As the pressure difference between passage 304 and borehole 11
falls to within an acceptable range, member 340 translates axially
in the second direction 371 toward uphole end 301a, such that flow
bores 349 are once again axially disposed within downhole section
304b of passage 304 (such as is shown in FIG. 6) and are thus
restricted.

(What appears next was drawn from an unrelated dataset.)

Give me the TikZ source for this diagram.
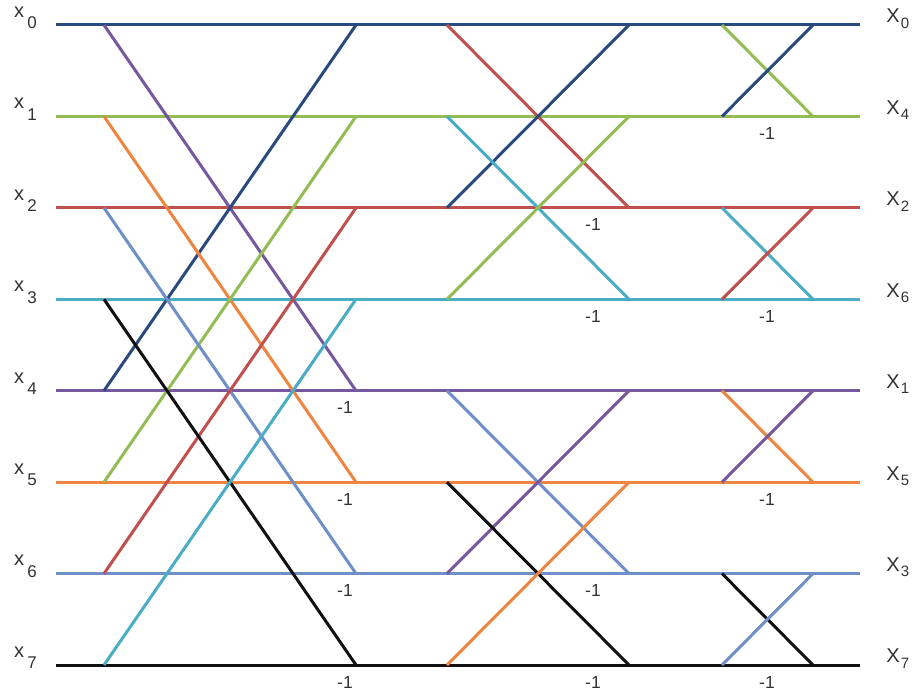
\documentclass[tikz,border=0pt]{standalone}
\usepackage{fontspec}
\setmainfont{Liberation Sans}
\definecolor{rc0}{HTML}{2A4A7F}
\definecolor{rc1}{HTML}{93BC55}
\definecolor{rc2}{HTML}{C0504D}
\definecolor{rc3}{HTML}{4BACC6}
\definecolor{rc4}{HTML}{7558A0}
\definecolor{rc5}{HTML}{EE8540}
\definecolor{rc6}{HTML}{6F8FC8}
\definecolor{rc7}{HTML}{111111}
\definecolor{txt}{HTML}{333333}
\begin{document}
\begin{tikzpicture}[x=1pt,y=-1pt,
  wire/.style={line width=3pt},
  inlbl/.style={font=\fontsize{20}{20}\selectfont, text=txt, inner sep=0pt},
  insub/.style={font=\fontsize{17}{17}\selectfont, text=txt, inner sep=0pt},
  outlbl/.style={font=\fontsize{20}{20}\selectfont, text=txt, inner sep=0pt},
  outsub/.style={font=\fontsize{15}{15}\selectfont, text=txt, inner sep=0pt},
  neg/.style={font=\fontsize{17.5}{17.5}\selectfont, text=txt, inner sep=0pt}]
\useasboundingbox[fill=white] (0,0) rectangle (914,692);
% grid coordinates
\foreach \i in {0,...,7} {
  \pgfmathsetmacro\yy{25+91.43*\i}
  \coordinate (L\i) at (56,\yy);
  \coordinate (A\i) at (104,\yy);
  \coordinate (B\i) at (356,\yy);
  \coordinate (C\i) at (447,\yy);
  \coordinate (D\i) at (629,\yy);
  \coordinate (E\i) at (722,\yy);
  \coordinate (F\i) at (813,\yy);
  \coordinate (R\i) at (860,\yy);
}
% horizontal wires
\foreach \i in {0,...,7} {
  \draw[wire, rc\i] (L\i) -- (R\i);
}
% stage 1
\foreach \i in {0,...,3} {
  \pgfmathtruncatemacro\j{\i+4}
  \draw[wire, rc\j] (A\i) -- (B\j);
  \draw[wire, rc\i] (A\j) -- (B\i);
}
% stage 2
\foreach \p/\q in {0/2,1/3,4/6,5/7} {
  \draw[wire, rc\q] (C\p) -- (D\q);
  \draw[wire, rc\p] (C\q) -- (D\p);
}
% stage 3
\foreach \p/\q in {0/1,2/3,4/5,6/7} {
  \draw[wire, rc\q] (E\p) -- (F\q);
  \draw[wire, rc\p] (E\q) -- (F\p);
}
% input labels
\foreach \i in {0,...,7} {
  \node[inlbl] (xin\i) at ([shift={(-37,-13)}]L\i) {x};
  \node[insub] (sin\i) at ([shift={(-24,-2)}]L\i) {\i};
}
% output labels
\foreach \i/\k in {0/0,1/4,2/2,3/6,4/1,5/5,6/3,7/7} {
  \node[outlbl] (Xout\i) at ([shift={(33,-9)}]R\i) {X};
  \node[outsub] (sout\i) at ([shift={(45,-2)}]R\i) {\k};
}
% -1 labels
\foreach \i in {4,5,6,7} {
  \node[neg] (na\i) at ([shift={(-11,17)}]B\i) {-1};
}
\foreach \i in {2,3,6,7} {
  \node[neg] (nb\i) at ([shift={(-36,17)}]D\i) {-1};
}
\foreach \i in {1,3,5,7} {
  \node[neg] (nc\i) at ([shift={(-46,17)}]F\i) {-1};
}
\end{tikzpicture}
\end{document}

Therefore, the translation of actuating member 340
within passage 304 of body 301 allows the pressure drop across bit
300 to be maintained at a desired value or range of values during
drilling operations.
[0053] In the manner described, the flow of drilling fluid may be
selectively diverted through one or more variable flow nozzles
(e.g., flow bores 110) disposed in a drill bit (e.g., bit 100, 200,
300) during drilling operations based either on the differential
pressure between the interior and exterior of the drill bit and/or
the flow rate of drill fluids flowing through the drill bit.
Through use of embodiments of drill bits in accordance with the
principles disclosed herein (e.g., bit 100, 300), undesirable
pressure increases within the interior of the bit are automatically
accounted for by the additional outflow of excess fluid through the
variable flow nozzles (e.g., flow bores 110). In addition, in at
least some embodiments, use of a drill bit in accordance with the
principles disclosed herein (e.g., bit 200) helps to automatically
accommodate increased flow of drilling fluids therethrough (e.g.,
such as during a clean out operation of the wellbore) thereby
further enhancing downhole operations.
[0054] It should be appreciated that the above described
embodiments may include further modification while still complying
with the principles disclosed herein. For example, in some
embodiments, one or more shear pins may be engaged between the
central flow passage of the bit (e.g., passage 104, 204, 304)
and/or the sleeve (e.g., sleeves 120, 220, 320) and the actuating
member (e.g., members 140, 240, 340) to resist undesired axial
movement of the actuating member. During operations of such
embodiment, the initial movement of the actuating member would be
initiated by exerting a predetermined pressure on the actuating
member (e.g., via a flow of drilling fluid) to shear off each of
the one or more shear pins and thereby allow axial movement of the
actuating member thereafter as previously described above. In
addition, some embodiments may include annular seal assemblies
radially disposed between the actuating member (e.g., members 140,
240, 340) and the sleeve (e.g., sleeves 120, 220, 320) to further
restrict fluid flow between these components during drilling
operations. Further, it should be appreciated that the number and
arrangement of flow bores or passages (e.g., bores 108, 208, 308,
110, 210 and/or ports 149, 249, 349) can be greatly varied from
that shown and described herein while still complying with the
principles disclosed herein.
[0055] While preferred embodiments have been shown and described,
modifications thereof can be made by one skilled in the art without
departing from the scope or teachings herein. The embodiments
described herein are exemplary only and are not limiting. Many
variations and modifications of the systems, apparatus, and
processes described herein are possible and are within the scope of
the disclosure. Accordingly, the scope of protection is not limited
to the embodiments described herein, but is only limited by the
claims that follow, the scope of which shall include all
equivalents of the subject matter of the claims. Unless expressly
stated otherwise, the steps in a method claim may be performed in
any order. The recitation of identifiers such as (a), (b), (c) or
(1), (2), (3) before steps in a method claim are not intended to
and do not specify a particular order to the steps, but rather are
used to simplify subsequent reference to such steps.